___ COLLECTED MATERIAL

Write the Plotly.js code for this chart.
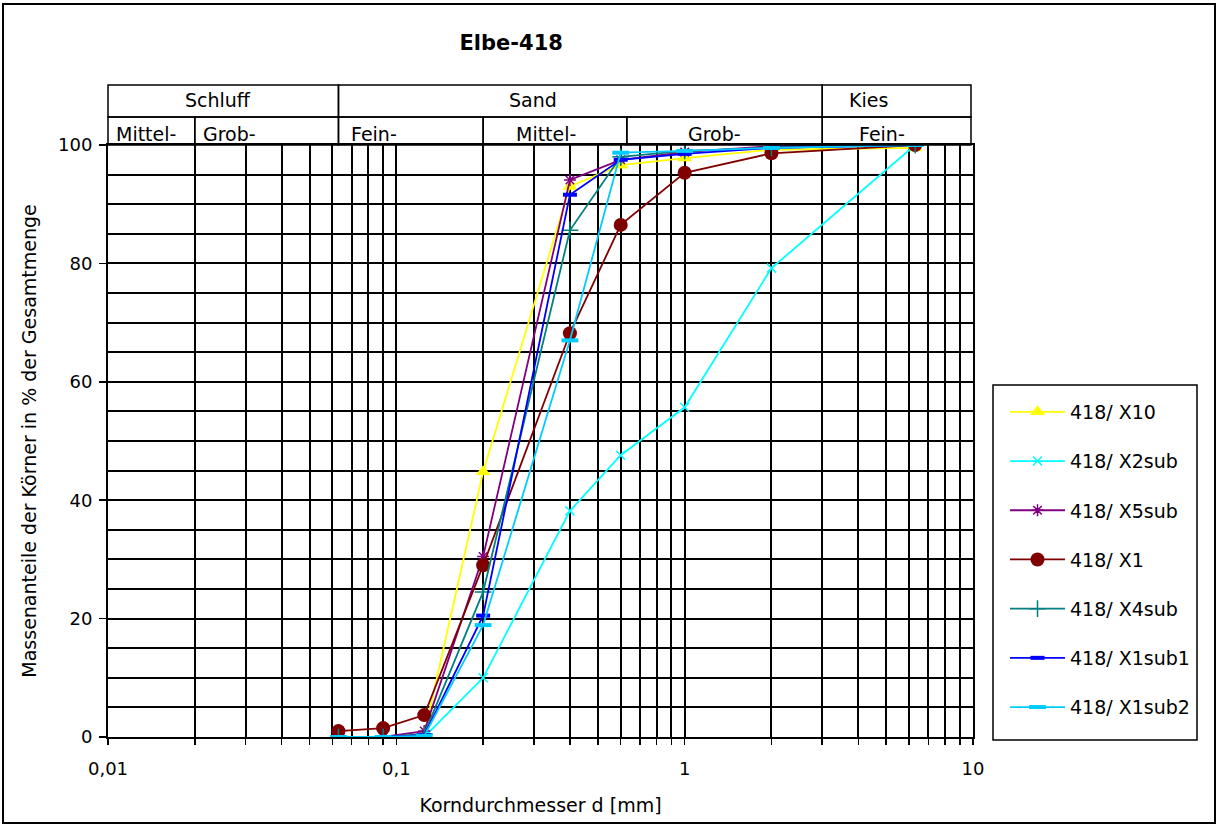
<!DOCTYPE html>
<html><head><meta charset="utf-8">
<script src="https://cdn.plot.ly/plotly-3.0.1.min.js"></script>
<style>html,body{margin:0;padding:0;background:#fff}#chart{width:1220px;height:825px}</style>
</head><body><div id="chart"></div>
<script>
// ---- data ----
const grainSizes = [0.063, 0.09, 0.125, 0.2, 0.4, 0.6, 1, 2, 6.3];
const seriesNames = ['418/ X10', '418/ X2sub', '418/ X5sub', '418/ X1', '418/ X4sub', '418/ X1sub1', '418/ X1sub2'];
const x10    = [0, 0, 0.5, 44.8, 93.0, 96.6, 97.8, 99.2, 99.5];
const x2sub  = [0, 0, 0, 10.0, 38.2, 47.6, 55.7, 79.2, 100];
const x5sub  = [0, 0, 1.0, 30.5, 94.1, 97.5, 98.8, 99.8, 100];
const x1     = [1.0, 1.5, 3.7, 29.0, 68.2, 86.5, 95.3, 98.6, 100];
const x4sub  = [0, 0, 0.5, 24.5, 85.6, 98.0, 99.0, 99.5, 100];
const x1sub1 = [0, 0, 0.3, 20.5, 91.6, 97.5, 98.5, 99.5, 100];
const x1sub2 = [0, 0, 0.2, 18.9, 67.0, 98.7, 99.0, 99.5, 100];
const decadeLabels = ['0,01', '0,1', '1', '10'];
const classTop = ['Schluff', 'Sand', 'Kies'];
const classTopBounds = [0.01, 0.063, 3, 10];
const classSub = ['Mittel-', 'Grob-', 'Fein-', 'Mittel-', 'Grob-', 'Fein-'];
const classSubBounds = [0.01, 0.02, 0.063, 0.2, 0.63, 3, 10];

// ---- style / layout helpers ----
const FONT = 'DejaVu Sans, Arial, sans-serif';
const topLabelPos = [0.0241, 0.298, 4.33];
const subLabelPos = [0.01355, 0.0263, 0.0838, 0.330, 1.265, 4.84];
const xp = v => (Math.log10(v) + 2) / 3;      // data -> paper (x range log -2..1)
const yp = pix => (737 - pix) / 592;          // pixel -> paper (y)
const xpix = pix => (pix - 108) / 865;

const styles = [
  {color:'#FFFF00', symbol:'triangle-up', size:13, lw:0},
  {color:'#00FFFF', symbol:'x-thin', size:9, lw:1.5},
  {color:'#800080', symbol:'asterisk', size:10, lw:1.5},
  {color:'#800000', symbol:'circle', size:14, lw:0},
  {color:'#008080', symbol:'cross-thin', size:12, lw:1.5},
  {color:'#0000FF', symbol:'line-ew', size:10, lw:4},
  {color:'#00CCFF', symbol:'line-ew', size:12, lw:4}
];
const values = [x10, x2sub, x5sub, x1, x4sub, x1sub1, x1sub2];

const traces = values.map((v, i) => ({
  type:'scatter', mode:'lines+markers', x: grainSizes, y: v, name: seriesNames[i],
  legendgroup: 'g' + i,
  line:{color: styles[i].color, width:1.8},
  marker:{color: styles[i].color, symbol: styles[i].symbol, size: styles[i].size,
          line:{color: styles[i].color, width: styles[i].lw}}
}));

// x ticks: every 1..9 per decade
const xTickVals = [], xTickText = [];
[0.01, 0.1, 1].forEach((d, k) => {
  for (let m = 1; m <= 9; m++) { xTickVals.push(d * m); xTickText.push(m === 1 ? decadeLabels[k] : ''); }
});
xTickVals.push(10); xTickText.push(decadeLabels[3]);

const shapes = [];
const annotations = [];
const rowTop = [yp(85), yp(117)], rowSub = [yp(117), 1.0];
for (let i = 0; i < classTop.length; i++) {
  shapes.push({type:'rect', xref:'paper', yref:'paper', x0: xp(classTopBounds[i]), x1: Math.min(xp(classTopBounds[i+1]), xpix(971)),
    y0: rowTop[1], y1: rowTop[0], line:{color:'#000', width:1.5}, layer:'above'});
  annotations.push({xref:'paper', yref:'paper', x: xp(topLabelPos[i]), y: yp(100), text: classTop[i], showarrow:false,
    xanchor:'center', yanchor:'middle', font:{family:FONT, size:19, color:'#000'}});
}
for (let i = 0; i < classSub.length; i++) {
  shapes.push({type:'rect', xref:'paper', yref:'paper', x0: xp(classSubBounds[i]), x1: Math.min(xp(classSubBounds[i+1]), xpix(971)),
    y0: rowSub[1], y1: rowSub[0], line:{color:'#000', width:1.5}, layer:'above'});
  annotations.push({xref:'paper', yref:'paper', x: xp(subLabelPos[i]), y: yp(134), text: classSub[i], showarrow:false,
    xanchor:'center', yanchor:'middle', font:{family:FONT, size:19, color:'#000'}});
}
// legend box
shapes.push({type:'rect', xref:'paper', yref:'paper', x0: xpix(993), x1: xpix(1197), y0: yp(740), y1: yp(385),
  line:{color:'#000', width:1.5}, fillcolor:'#fff', layer:'below'});
// outer frame
shapes.push({type:'rect', xref:'paper', yref:'paper', x0: xpix(3), x1: xpix(1215), y0: yp(823), y1: yp(4),
  line:{color:'#000', width:2}, layer:'above'});

const layout = {
  width:1220, height:825,
  margin:{l:108, r:247, t:145, b:88, pad:0},
  paper_bgcolor:'#fff', plot_bgcolor:'#fff',
  font:{family:FONT, size:18, color:'#000'},
  title:{text:'<b>Elbe-418</b>', x:0.419, xanchor:'center', xref:'container', y:1-43/825, yanchor:'middle', yref:'container',
    font:{family:FONT, size:21, color:'#000'}},
  xaxis:{type:'log', range:[-2, 1], tickmode:'array', tickvals:xTickVals, ticktext:xTickText,
    showgrid:true, gridcolor:'#000', gridwidth:2, ticks:'outside', ticklen:6, tickcolor:'#000', tickwidth:1.5,
    showline:true, linecolor:'#000', linewidth:2, mirror:true, zeroline:false,
    tickfont:{family:FONT, size:18, color:'#000'}, ticklabelstandoff:8,
    title:{text:'Korndurchmesser d [mm]', font:{family:FONT, size:19, color:'#000'}, standoff:21},
    automargin:false},
  yaxis:{range:[0, 100], dtick:20, tick0:0, showgrid:true, gridcolor:'#000', gridwidth:2,
    minor:{dtick:5, showgrid:true, gridcolor:'#000', gridwidth:2, ticks:''},
    ticks:'outside', ticklen:7, tickcolor:'#000', tickwidth:1.5,
    showline:true, linecolor:'#000', linewidth:2, mirror:true, zeroline:false,
    tickfont:{family:FONT, size:18, color:'#000'}, ticklabelstandoff:3,
    title:{text:'Massenanteile der Körner in % der Gesamtmenge', font:{family:FONT, size:19, color:'#000'}, standoff:16},
    automargin:false},
  legend:{x: xpix(1005), xanchor:'left', y: yp(393), yanchor:'top', bgcolor:'rgba(0,0,0,0)', borderwidth:0,
    font:{family:FONT, size:19, color:'#000'}, traceorder:'grouped', tracegroupgap:21.5, itemwidth:55},
  showlegend:true,
  shapes: shapes,
  annotations: annotations
};

Plotly.newPlot('chart', traces, layout, {displayModeBar:false, staticPlot:true});
</script></body></html>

______

• THE EXERCISE
Your task is to return the lines above, from the first one up to and including the line containing "const xpix = pix => (pix - 108) / 865;", minus any pictures.

• TASK OUTPUT
Write the Plotly.js code for this chart.
<!DOCTYPE html>
<html><head><meta charset="utf-8">
<script src="https://cdn.plot.ly/plotly-3.0.1.min.js"></script>
<style>html,body{margin:0;padding:0;background:#fff}#chart{width:1220px;height:825px}</style>
</head><body><div id="chart"></div>
<script>
// ---- data ----
const grainSizes = [0.063, 0.09, 0.125, 0.2, 0.4, 0.6, 1, 2, 6.3];
const seriesNames = ['418/ X10', '418/ X2sub', '418/ X5sub', '418/ X1', '418/ X4sub', '418/ X1sub1', '418/ X1sub2'];
const x10    = [0, 0, 0.5, 44.8, 93.0, 96.6, 97.8, 99.2, 99.5];
const x2sub  = [0, 0, 0, 10.0, 38.2, 47.6, 55.7, 79.2, 100];
const x5sub  = [0, 0, 1.0, 30.5, 94.1, 97.5, 98.8, 99.8, 100];
const x1     = [1.0, 1.5, 3.7, 29.0, 68.2, 86.5, 95.3, 98.6, 100];
const x4sub  = [0, 0, 0.5, 24.5, 85.6, 98.0, 99.0, 99.5, 100];
const x1sub1 = [0, 0, 0.3, 20.5, 91.6, 97.5, 98.5, 99.5, 100];
const x1sub2 = [0, 0, 0.2, 18.9, 67.0, 98.7, 99.0, 99.5, 100];
const decadeLabels = ['0,01', '0,1', '1', '10'];
const classTop = ['Schluff', 'Sand', 'Kies'];
const classTopBounds = [0.01, 0.063, 3, 10];
const classSub = ['Mittel-', 'Grob-', 'Fein-', 'Mittel-', 'Grob-', 'Fein-'];
const classSubBounds = [0.01, 0.02, 0.063, 0.2, 0.63, 3, 10];

// ---- style / layout helpers ----
const FONT = 'DejaVu Sans, Arial, sans-serif';
const topLabelPos = [0.0241, 0.298, 4.33];
const subLabelPos = [0.01355, 0.0263, 0.0838, 0.330, 1.265, 4.84];
const xp = v => (Math.log10(v) + 2) / 3;      // data -> paper (x range log -2..1)
const yp = pix => (737 - pix) / 592;          // pixel -> paper (y)
const xpix = pix => (pix - 108) / 865;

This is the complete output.